NEW YORK -- The trial of R. Kelly’s manager opened Tuesday on charges that he forced the cancellation of a screening of a documentary about the singer's sexual abuse of women and girls by calling in a threat to the crowded Manhattan theater.
Assistant U.S. Attorney Lara Pomerantz told jurors that Donnell Russell made a terrifying brief phone call in December 2018 from his Chicago home to the theater, claiming that someone with a gun was planning to fire on the crowd watching Lifetime’s “Surviving R. Kelly” series.
“He knew his words would sabotage the event,” she said.
The phone call prompted an emergency call to police, who ordered an evacuation that forced the cancellation of the premiere, including a live panel discussion that was to include several women featured in the documentary.

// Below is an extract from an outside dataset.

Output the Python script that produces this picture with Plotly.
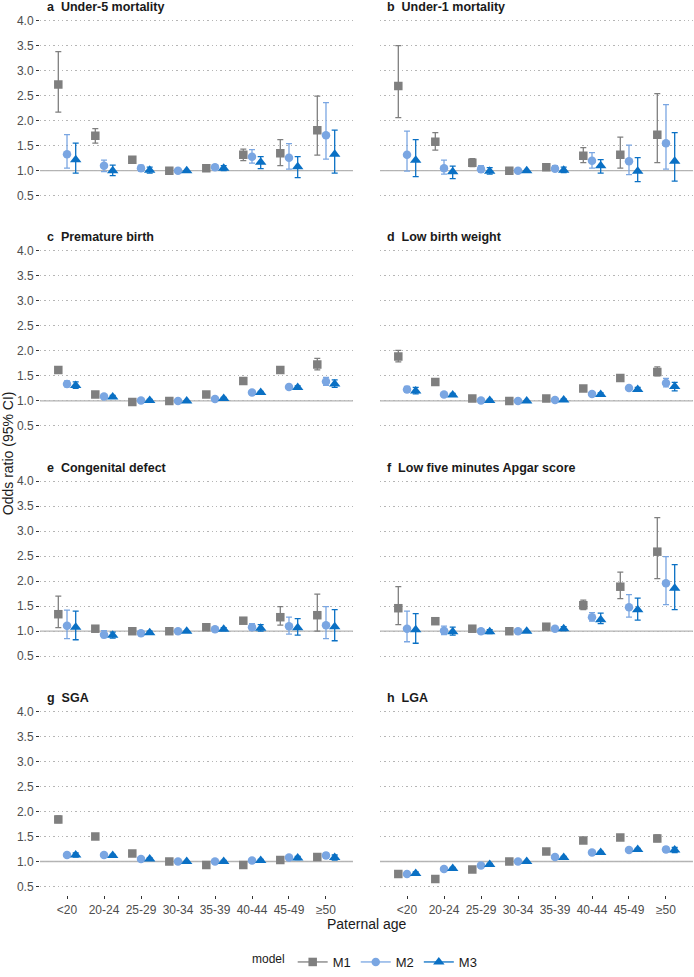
import numpy as np
import plotly.graph_objects as go

ages = ["<20", "20-24", "25-29", "30-34", "35-39", "40-44", "45-49", "≥50"]
models = ["M1", "M2", "M3"]

# ---- a Under-5 mortality ----
u5_or = [[2.72, 1.70, 1.22, 1.00, 1.05, 1.32, 1.35, 1.81],
         [1.33, 1.10, 1.05, 1.00, 1.07, 1.28, 1.26, 1.71],
         [1.22, 1.00, 1.01, 1.00, 1.05, 1.17, 1.08, 1.33]]
u5_lo = [[2.17, 1.55, 1.16, 1.00, 1.01, 1.20, 1.10, 1.31],
         [1.05, 0.98, 0.99, 1.00, 1.02, 1.15, 1.03, 1.23],
         [0.95, 0.90, 0.95, 1.00, 1.00, 1.04, 0.86, 0.95]]
u5_hi = [[3.38, 1.84, 1.28, 1.00, 1.09, 1.43, 1.62, 2.49],
         [1.72, 1.21, 1.11, 1.00, 1.12, 1.42, 1.54, 2.36],
         [1.55, 1.11, 1.07, 1.00, 1.10, 1.28, 1.28, 1.81]]

# ---- b Under-1 mortality ----
u1_or = [[2.69, 1.58, 1.16, 1.00, 1.07, 1.30, 1.32, 1.72],
         [1.32, 1.05, 1.03, 1.00, 1.04, 1.20, 1.19, 1.55],
         [1.21, 0.98, 0.99, 1.00, 1.01, 1.10, 0.99, 1.19]]
u1_lo = [[2.06, 1.41, 1.08, 1.00, 1.01, 1.16, 1.05, 1.16],
         [0.99, 0.93, 0.97, 1.00, 0.99, 1.05, 0.92, 1.03],
         [0.88, 0.84, 0.93, 1.00, 0.96, 0.95, 0.78, 0.79]]
u1_hi = [[3.50, 1.76, 1.24, 1.00, 1.13, 1.46, 1.67, 2.54],
         [1.79, 1.21, 1.10, 1.00, 1.10, 1.36, 1.51, 2.32],
         [1.62, 1.09, 1.06, 1.00, 1.07, 1.22, 1.26, 1.76]]

# ---- c Premature birth ----
pb_or = [[1.62, 1.13, 0.98, 1.00, 1.13, 1.40, 1.62, 1.73],
         [1.34, 1.09, 1.01, 1.00, 1.04, 1.17, 1.28, 1.39],
         [1.31, 1.08, 1.01, 1.00, 1.05, 1.17, 1.27, 1.34]]
pb_lo = [[1.56, 1.10, 0.96, 1.00, 1.10, 1.37, 1.59, 1.62],
         [1.28, 1.06, 0.99, 1.00, 1.02, 1.15, 1.25, 1.31],
         [1.25, 1.05, 0.99, 1.00, 1.03, 1.15, 1.24, 1.27]]
pb_hi = [[1.68, 1.16, 1.00, 1.00, 1.16, 1.43, 1.65, 1.85],
         [1.40, 1.12, 1.03, 1.00, 1.06, 1.19, 1.31, 1.47],
         [1.38, 1.11, 1.03, 1.00, 1.07, 1.19, 1.30, 1.42]]

# ---- d Low birth weight ----
lbw_or = [[1.89, 1.38, 1.05, 1.00, 1.05, 1.25, 1.46, 1.58],
          [1.23, 1.13, 1.01, 1.00, 1.02, 1.14, 1.26, 1.36],
          [1.20, 1.12, 1.01, 1.00, 1.02, 1.13, 1.23, 1.29]]
lbw_lo = [[1.78, 1.34, 1.02, 1.00, 1.02, 1.22, 1.42, 1.50],
          [1.17, 1.10, 0.99, 1.00, 1.00, 1.11, 1.22, 1.28],
          [1.14, 1.09, 0.99, 1.00, 1.00, 1.10, 1.19, 1.20]]
lbw_hi = [[2.01, 1.42, 1.08, 1.00, 1.08, 1.28, 1.50, 1.68],
          [1.29, 1.16, 1.03, 1.00, 1.04, 1.17, 1.30, 1.45],
          [1.27, 1.15, 1.03, 1.00, 1.04, 1.16, 1.27, 1.37]]

# ---- e Congenital defect ----
cd_or = [[1.34, 1.05, 1.00, 1.00, 1.08, 1.21, 1.28, 1.32],
         [1.11, 0.93, 0.96, 1.00, 1.04, 1.08, 1.10, 1.12],
         [1.08, 0.92, 0.97, 1.00, 1.04, 1.06, 1.07, 1.09]]
cd_lo = [[1.07, 1.00, 0.97, 1.00, 1.04, 1.16, 1.12, 1.00],
         [0.85, 0.87, 0.93, 1.00, 1.01, 1.02, 0.94, 0.85],
         [0.83, 0.86, 0.94, 1.00, 1.01, 1.00, 0.92, 0.81]]
cd_hi = [[1.70, 1.10, 1.03, 1.00, 1.12, 1.26, 1.49, 1.74],
         [1.42, 1.01, 0.99, 1.00, 1.07, 1.15, 1.28, 1.49],
         [1.40, 0.98, 1.00, 1.00, 1.07, 1.13, 1.25, 1.43]]

# ---- f Low five minutes Apgar score ----
ap_or = [[1.46, 1.20, 1.05, 1.00, 1.09, 1.52, 1.89, 2.59],
         [1.05, 1.01, 1.00, 1.00, 1.05, 1.28, 1.48, 1.96],
         [1.03, 0.99, 0.99, 1.00, 1.05, 1.23, 1.43, 1.86]]
ap_lo = [[1.13, 1.14, 1.01, 1.00, 1.05, 1.43, 1.65, 2.05],
         [0.79, 0.93, 0.96, 1.00, 1.01, 1.20, 1.28, 1.53],
         [0.76, 0.92, 0.95, 1.00, 1.01, 1.15, 1.22, 1.43]]
ap_hi = [[1.89, 1.26, 1.09, 1.00, 1.13, 1.62, 2.18, 3.27],
         [1.40, 1.10, 1.04, 1.00, 1.09, 1.37, 1.73, 2.49],
         [1.35, 1.08, 1.03, 1.00, 1.09, 1.36, 1.66, 2.33]]

# ---- g SGA ----
sga_or = [[1.84, 1.50, 1.16, 1.00, 0.93, 0.93, 1.03, 1.09],
          [1.13, 1.13, 1.05, 1.00, 1.00, 1.02, 1.08, 1.12],
          [1.13, 1.12, 1.05, 1.00, 1.00, 1.02, 1.07, 1.08]]
sga_lo = [[1.78, 1.47, 1.14, 1.00, 0.91, 0.91, 1.00, 1.04],
          [1.09, 1.11, 1.03, 1.00, 0.98, 1.00, 1.05, 1.07],
          [1.09, 1.10, 1.03, 1.00, 0.98, 1.00, 1.04, 1.03]]
sga_hi = [[1.91, 1.53, 1.18, 1.00, 0.95, 0.95, 1.06, 1.14],
          [1.17, 1.15, 1.07, 1.00, 1.02, 1.04, 1.11, 1.17],
          [1.17, 1.14, 1.07, 1.00, 1.02, 1.04, 1.10, 1.13]]

# ---- h LGA ----
lga_or = [[0.75, 0.65, 0.84, 1.00, 1.20, 1.42, 1.48, 1.46],
          [0.75, 0.85, 0.92, 1.00, 1.09, 1.18, 1.23, 1.24],
          [0.76, 0.86, 0.94, 1.00, 1.08, 1.18, 1.24, 1.23]]
lga_lo = [[0.72, 0.63, 0.82, 1.00, 1.18, 1.40, 1.45, 1.40],
          [0.72, 0.83, 0.90, 1.00, 1.07, 1.16, 1.21, 1.19],
          [0.73, 0.84, 0.92, 1.00, 1.06, 1.16, 1.22, 1.18]]
lga_hi = [[0.78, 0.67, 0.86, 1.00, 1.22, 1.44, 1.51, 1.53],
          [0.78, 0.87, 0.94, 1.00, 1.11, 1.20, 1.25, 1.29],
          [0.79, 0.88, 0.96, 1.00, 1.10, 1.20, 1.26, 1.28]]

panels = [
    ("a", "Under-5 mortality", u5_or, u5_lo, u5_hi),
    ("b", "Under-1 mortality", u1_or, u1_lo, u1_hi),
    ("c", "Premature birth", pb_or, pb_lo, pb_hi),
    ("d", "Low birth weight", lbw_or, lbw_lo, lbw_hi),
    ("e", "Congenital defect", cd_or, cd_lo, cd_hi),
    ("f", "Low five minutes Apgar score", ap_or, ap_lo, ap_hi),
    ("g", "SGA", sga_or, sga_lo, sga_hi),
    ("h", "LGA", lga_or, lga_lo, lga_hi),
]

colors = ["#7f7f7f", "#7aa6e2", "#0a70c4"]
symbols = ["square", "circle", "triangle-up"]
sizes = [8.5, 8.5, 10]
dodge = [-0.235, 0.0, 0.235]
yticks = [0.5, 1.0, 1.5, 2.0, 2.5, 3.0, 3.5, 4.0]

W, H = 694, 977
col_px = [(40, 353), (380, 693)]
row_top0, row_pitch, panel_h = 11.9, 231.7, 193.8
FONT = "Liberation Sans, Arial, sans-serif"

fig = go.Figure()
layout = dict(width=W, height=H, margin=dict(l=0, r=0, t=0, b=0),
              paper_bgcolor="white", plot_bgcolor="white",
              font=dict(family=FONT, color="#1a1a1a"),
              showlegend=True, shapes=[], annotations=[])

base_x = np.arange(len(ages))
for i, (letter, title, o, lo, hi) in enumerate(panels):
    r, c = divmod(i, 2)
    k = i + 1
    xs = "x" if k == 1 else f"x{k}"
    ys = "y" if k == 1 else f"y{k}"
    x0, x1 = col_px[c]
    top = row_top0 + r * row_pitch
    bot = top + panel_h
    layout["xaxis" if k == 1 else f"xaxis{k}"] = dict(
        domain=[x0 / W, x1 / W], range=[-0.73, 7.73], anchor=ys,
        showgrid=False, zeroline=False, showline=False,
        tickmode="array", tickvals=list(base_x), ticktext=ages,
        showticklabels=(r == 3), ticks="outside" if r == 3 else "",
        ticklen=3, tickwidth=1, tickcolor="#333333",
        tickfont=dict(size=12, color="#4d4d4d", family=FONT))
    layout["yaxis" if k == 1 else f"yaxis{k}"] = dict(
        domain=[1 - bot / H, 1 - top / H], range=[0.325, 4.175], anchor=xs,
        showgrid=True, gridcolor="#b5b5b5", griddash="1.4px,3px", gridwidth=1,
        zeroline=False, showline=False,
        tickmode="array", tickvals=yticks, ticktext=[f"{v:.1f}" for v in yticks],
        showticklabels=(c == 0), ticks="outside" if c == 0 else "",
        ticklen=3, tickwidth=1, tickcolor="#333333",
        tickfont=dict(size=12, color="#4d4d4d", family=FONT))
    layout["shapes"].append(dict(type="line", xref=f"{xs} domain", x0=0, x1=1,
                                 yref=ys, y0=1, y1=1, layer="below",
                                 line=dict(color="#b3b3b3", width=1.3)))
    layout["annotations"].append(dict(
        text=f"<b>{letter}\u00a0\u00a0{title}</b>", xref="paper", yref="paper",
        x=(x0 + 5) / W, y=min(1.0, 1 - (top - 11.8) / H), xanchor="left", yanchor="top",
        yshift=2, showarrow=False, font=dict(size=12.5, color="#1a1a1a", family=FONT)))
    for m in range(3):
        orr = np.array(o[m]); l = np.array(lo[m]); h = np.array(hi[m])
        fig.add_trace(go.Scatter(
            x=base_x + dodge[m], y=orr, xaxis=xs, yaxis=ys, mode="markers",
            showlegend=False, name=models[m],
            marker=dict(symbol=symbols[m], size=sizes[m], color=colors[m]),
            error_y=dict(type="data", symmetric=False, array=h - orr,
                         arrayminus=orr - l, color=colors[m], thickness=1.3, width=3)))

# legend-only traces
for m in range(3):
    fig.add_trace(go.Scatter(x=[None], y=[None], mode="lines+markers", name=models[m],
                             marker=dict(symbol=symbols[m], size=sizes[m], color=colors[m]),
                             line=dict(color=colors[m], width=1.3), showlegend=True))

layout["annotations"].append(dict(
    text="Odds ratio (95% CI)", xref="paper", yref="paper", x=8 / W, y=1 - 456 / H,
    textangle=-90, xanchor="center", yanchor="middle", showarrow=False,
    font=dict(size=14, color="#1a1a1a", family=FONT)))
layout["annotations"].append(dict(
    text="Paternal age", xref="paper", yref="paper", x=367 / W, y=1 - 929.5 / H,
    xanchor="center", yanchor="middle", showarrow=False,
    font=dict(size=14, color="#1a1a1a", family=FONT)))
layout["legend"] = dict(orientation="h", x=366 / W, xanchor="center", y=1 - 968 / H,
                        yanchor="middle", title=dict(text="model", font=dict(size=12)),
                        font=dict(size=13, family=FONT, color="#1a1a1a"),
                        itemwidth=30, bgcolor="rgba(0,0,0,0)")

fig.update_layout(**layout)
fig.write_html("out.html")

“The defendant wanted to keep the women quiet,” Pomerantz said in Manhattan federal court. She added that Russell was motivated by a desire to protect the lucrative career of the Grammy-winning, multiplatinum-selling songwriter.
Kelly, who was sentenced to 30 years in prison last month, was convicted last year of racketeering and sex trafficking.
Defense attorney Michael Freedman told jurors that they would exonerate Russell if they study the evidence.
Freedman said there were a lot of phone calls to the theater on the day of the screening and jurors will “have to decide what it all means and what, if anything, it proves about my client.”
He said there was no recording of the phone threat so jurors cannot hear the voice that made it.
But he said the theater employee who received the threat will testify that the individual's voice sounded different from Russell's.
“That person sounded aggressive and sounded like he was outside and sounded like he was from Brooklyn,” Freedman said.
He said there was not enough evidence to prove Russell committed a crime.
Pomerantz, though, said Russell demonstrated his guilt in part through his communications with a female co-conspirator who was at the theater at the time.
She said Russell sent the woman a text to say the police may be coming to the theater shortly before they did. And then he later asked her to delete the text, though she never did, the prosecutor said.
Pomerantz said phone records to be introduced as evidence will show that Russell called the theater nine times on the day of the screening, pretending in one call to be a lawyer representing Kelly as he contended that the screening would harm Kelly's name and brand.
She said he also sent an email to Lifetime employees threatening a lawsuit if the event was not canceled.
The prosecutor said Russell “tried every way he could to stop the event.”
In a separate Kelly-related case, a fan of the performer pleaded not guilty Wednesday in Brooklyn federal court to charges he made threats against prosecutors in Kelly's sex abuse trial. Court papers cite a video of defendant Christopher Gunn saying, “If Kellz goes down, everybody’s going down.”
A message was left with Gunn’s lawyer seeking comment.